As a couple, Gina and Fraser Smith have forged a hammer-raw presence for Gina’s aggressive pointed lyrics obviously garnered from chaotic life-experience, not surmised fiction. There’s a definite undertone of “been there” to Gina’s poetics, an intimate communion with the frailty, imperfection and cruelty of life and human relationships which has engendered the person she is at the moment of each of these songs’ conception – a participant in life, but not a victim.

Take, for instance, in the fourth song, Faker

You told me you loved me only last night
You said you’d be with me for life

Faker, victim of a man-whore
I fell in the trap you laid
Faker, girls are worth much more
Might as well have gotten paid

…as the prey of some shallow misogynist, there is anger and bitterness because “I fell in the trap you laid” yet, there is also a strength of self which knows that “I am worth much more” and consequently, he’d better “Take a good fucking look at me” and “Better hope I don’t get my hands on you again“.

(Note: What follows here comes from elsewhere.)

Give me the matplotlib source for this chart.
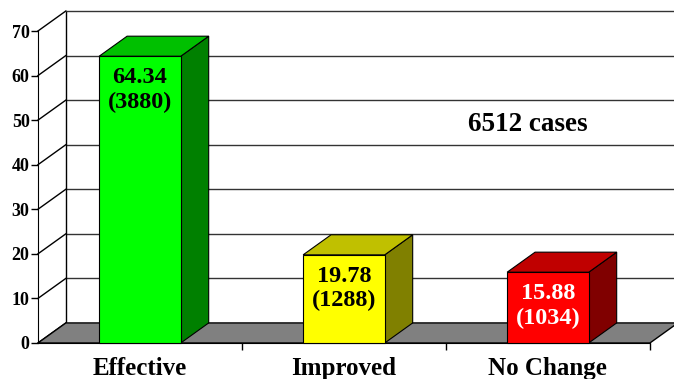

Then, there’s Bad For You. Is this about the experience of a drug or an obsessive relationship gone bad? Or a mixture of both?

Just a little at first
But you’re hooked in a minute
One hit won’t hurt
But goddamn I’m the ticket
Your love’s a lost game
There’s no need to pretend
You hate being alone

Spoken from the second-person, this could be a combination, as both a drug or a “user” in a relationship would “…take what I need” and “Give you a hell of a ride“; though the user in a relationship would be more likely to “…kiss you to pieces, And skin you alive“. When you’re hooked by either, you “Can’t stop thinking about me?” because they’re “…dangerously addictive” and “Land a hell of a blow“.

These interwoven themes seem to be inherent in the seductive Succumb as well…

I see you taking me
I see you liking it
I think you’d better close your
mind, give in, succumb to it

How d’you think I paid for this
I got the scars to show for it
Loving me ain’t always easy
Life or death you take the pick

Tell me that you’ll always be there
Tell me that you’ll never leave
Show me that you’ll stay forever
My desire will always be

Here, besides the enthralling lyrics, Gina shows that her vocal styles are not all searing knife-edged. Her voice borders on sultry, which suits the poetics well. The bass lead-in on Succumb sets a ominous cadence with a dark undercurrent of being possessed which the reserved drumming and softer vocals echo. Except for a jagged break, choppy guitar arpeggios and riffs follow suit, giving the whole a feel of sinking descent. Perhaps, love is a drug after all.

Is this album hard social commentary gleaned from personal experience? Possibly, as the raw stripped-down lyrics have a ‘lived’ feel about them; but I’m only conjecturing here. The entire album exudes this feel of experience, both in the afore-mentioned ‘lived’ feel and in the composition of the music surrounding and driving these lyrics, whether at the locomotive speed of Bad For You or Chick Is So High (“…you’ll drink and snort and hurl“) or the ballad pace of These Pills (“I need your love to bury me, I miss you, I miss you“).

Praise is due for the aggregate of Fraser’s overload power-riff guitar with the bedrock drumming of Mike Berrigan and mountaingod-throated bass of Logan Bennett (…damn, I love good bass) which anchors Gina’s sharp-edged vocals, bestowing her lyrics a further dominating, dark and heavy potency without overcoming them.

Overall, Dangerously Addictive is dark, edgy, intense and mature – perhaps too edgy and mature for much mainstream commercial airplay, yet strong in its punk/metal sound and feel. Clocking in at around twenty minutes, this second long EP (…or short album?) following their 2010 self-titled album would sit comfortably within any alternative, punk or metal advocate’s collection.